Kuznetsov to be evaluated Saturday after leaving Islanders game with "upper body" issue

The Capitals may have won the game Friday against the New York Islanders, but now they will wait to see if they also suffered a significant loss.

Kuznetsov left the game in the third period after taking a slash from Islanders defenseman Thomas Hickey which sent him sliding head-first into the boards. The team labeled the issue as “upper body” when it was announced he would not return to the game.

Head coach Barry Trotz was tight-lipped afterward on Kuznetsov’s status.

“They're going to re-evaluate him tomorrow and we'll have some clarity hopefully tomorrow,” he said.
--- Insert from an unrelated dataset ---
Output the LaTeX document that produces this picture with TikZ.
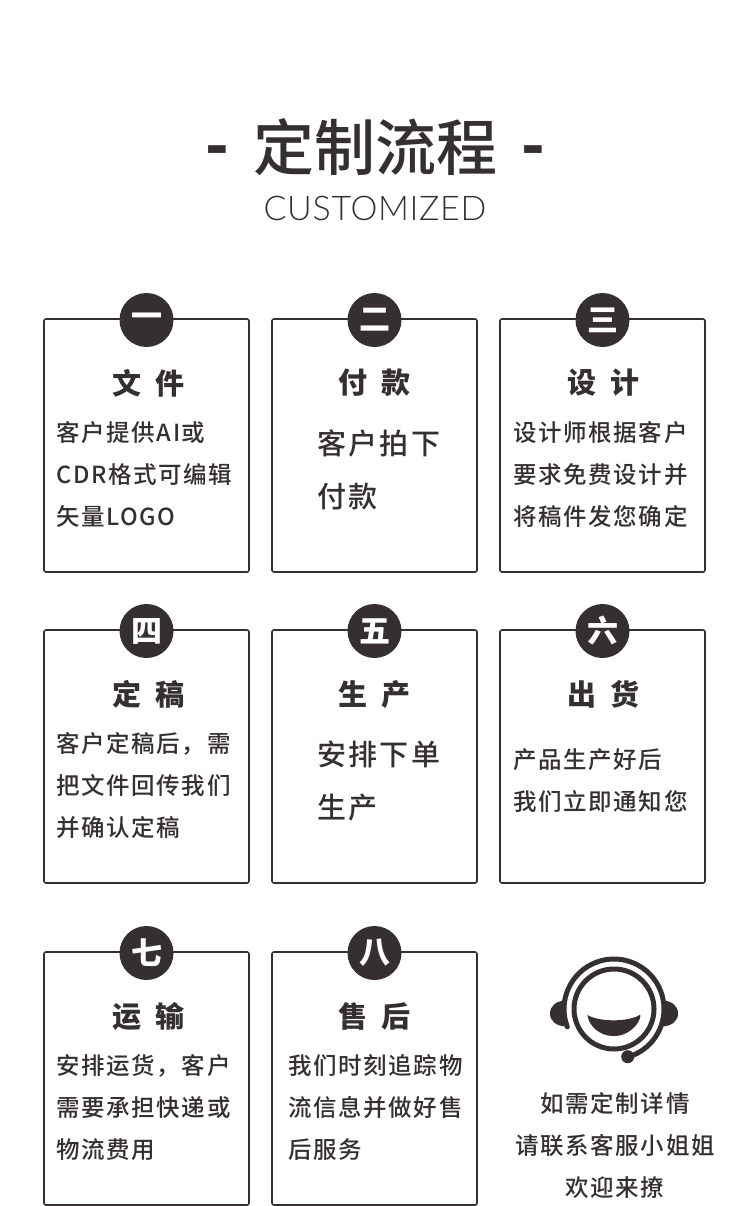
\documentclass[tikz,border=0pt]{standalone}
\usepackage{fontspec}
\usepackage{xcolor}
\usetikzlibrary{positioning}
\newfontfamily\cjk{Noto Sans CJK SC}
\newfontfamily\cjktitle{Noto Sans CJK SC Medium}
\newfontfamily\cjkbody[LetterSpace=7]{Noto Sans CJK SC Medium}
\newfontfamily\cjkbig[LetterSpace=8]{Noto Sans CJK SC Medium}
\newfontfamily\thinfont[LetterSpace=2]{Lato Light}
\definecolor{ink}{HTML}{352F2F}
\begin{document}
\begin{tikzpicture}[x=1pt,y=-1pt,node distance=23pt,text=ink,
  card/.style={draw=ink,line width=1.6pt,rounded corners=2pt,minimum width=205pt,minimum height=253pt,outer sep=0pt},
  badge/.style={circle,fill=ink,minimum size=54pt,inner sep=0pt,yshift=-1pt,text=white,font=\cjk\bfseries\fontsize{31}{31}\selectfont},
  heading/.style={inner sep=0pt,font=\cjk\bfseries\fontsize{29}{29}\selectfont},
  bodytext/.style={inner sep=0pt,align=left,font=\cjkbody\fontsize{23.5}{42}\selectfont},
  bigtext/.style={inner sep=0pt,align=left,font=\cjkbig\fontsize{29}{53}\selectfont},
  dashmark/.style={inner sep=0pt,yshift=-10pt,font=\cjk\bfseries\fontsize{62}{62}\selectfont}]
\useasboundingbox (0,0) rectangle (750,1206);
% title
\node[inner sep=0pt,font=\cjktitle\fontsize{61}{61}\selectfont] (title) at (375,147) {定制流程};
\node[dashmark,left=23pt of title] (dashleft) {-};
\node[dashmark,right=24pt of title] (dashright) {-};
\node[inner sep=0pt,font=\thinfont\fontsize{34}{34}\selectfont] (subtitle) at (375,208) {CUSTOMIZED};
% cards
\node[card] (cardone) at (146.5,445.5) {};
\node[card,right=of cardone] (cardtwo) {};
\node[card,right=of cardtwo] (cardthree) {};
\node[card] (cardfour) at (146.5,756.5) {};
\node[card,right=of cardfour] (cardfive) {};
\node[card,right=of cardfive] (cardsix) {};
\node[card] (cardseven) at (146.5,1078.5) {};
\node[card,right=of cardseven] (cardeight) {};
% badges
\node[badge] (badgeone) at (cardone.north) {一};
\node[badge] (badgetwo) at (cardtwo.north) {二};
\node[badge] (badgethree) at (cardthree.north) {三};
\node[badge] (badgefour) at (cardfour.north) {四};
\node[badge] (badgefive) at (cardfive.north) {五};
\node[badge] (badgesix) at (cardsix.north) {六};
\node[badge] (badgeseven) at (cardseven.north) {七};
\node[badge] (badgeeight) at (cardeight.north) {八};
% headings
\node[heading,xshift=2pt,below=50pt of cardone.north] (headone) {文\ \ 件};
\node[heading,below=50pt of cardtwo.north] (headtwo) {付\ \ 款};
\node[heading,xshift=1pt,below=50pt of cardthree.north] (headthree) {设\ \ 计};
\node[heading,xshift=2pt,below=50pt of cardfour.north] (headfour) {定\ \ 稿};
\node[heading,below=50pt of cardfive.north] (headfive) {生\ \ 产};
\node[heading,xshift=1pt,below=50pt of cardsix.north] (headsix) {出\ \ 货};
\node[heading,xshift=2pt,below=50pt of cardseven.north] (headseven) {运\ \ 输};
\node[heading,below=50pt of cardeight.north] (headeight) {售\ \ 后};
% body text
\node[bodytext,below right=102pt and 12pt of cardone.north west] (textone) {客户提供AI或\\CDR格式可编辑\\矢量LOGO};
\node[bigtext,below right=111pt and 45pt of cardtwo.north west] (texttwo) {客户拍下\\付款};
\node[bodytext,below right=102pt and 13pt of cardthree.north west] (textthree) {设计师根据客户\\要求免费设计并\\将稿件发您确定};
\node[bodytext,below right=102pt and 12pt of cardfour.north west] (textfour) {客户定稿后，需\\把文件回传我们\\并确认定稿};
\node[bigtext,below right=111pt and 45pt of cardfive.north west] (textfive) {安排下单\\生产};
\node[bodytext,below right=118pt and 13pt of cardsix.north west] (textsix) {产品生产好后\\我们立即通知您};
\node[bodytext,below right=102pt and 12pt of cardseven.north west] (textseven) {安排运货，客户\\需要承担快递或\\物流费用};
\node[bodytext,below right=102pt and 16pt of cardeight.north west] (texteight) {我们时刻追踪物\\流信息并做好售\\后服务};
\node[bodytext,align=center] (contact) at (615,1145) {如需定制详情\\请联系客服小姐姐\\欢迎来撩};
% headset
\coordinate (face) at (614,1009);
\draw[ink,line width=5pt] (face) circle[radius=40pt];
\draw[ink,line width=5pt,line cap=round,shift={(face)}] (201:50pt) arc[start angle=201,end angle=-67,radius=50pt];
\node[circle,fill=ink,minimum size=13pt,inner sep=0pt] (micdot) at (627.7,1056.7) {};
\fill[ink] (565,1000.5) .. controls (556,1001) and (550,1006) .. (550,1013.5) .. controls (550,1021) and (556,1026) .. (566,1026.5) -- cycle;
\fill[ink] (663,1000.5) .. controls (672,1001) and (678,1006) .. (678,1013.5) .. controls (678,1021) and (672,1026) .. (662,1026.5) -- cycle;
\fill[ink,rounded corners=1pt] (587.5,1015) .. controls (600,1022) and (628,1022) .. (640.5,1014.5) .. controls (640,1024) and (628,1036) .. (614,1036) .. controls (600,1036) and (589,1026) .. (587.5,1015) -- cycle;
\end{tikzpicture}
\end{document}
You can see the play here:

When Kuznetsov is first slashed he immediately reacts. His feet then catch the stick of goalie Jaroslav Halak which sends him tripping and sliding hard into the boards. He sat on the ice for several minutes afterward and was looked at by the trainer before getting to his feet and slowly making his way to the locker room.

When asked after the game what he felt about the slash, Trotz said only, “Hockey play.”

One of the Capitals’ biggest strengths as a team is their depth down the middle. Any injury to a center, considering it is arguably the most important skating position on the ice, would be significant. An injury to the team’s top-line center would be even more costly.

Kuznetsov leads the team with 28 assists and ranks second in both goals (21) and points (69).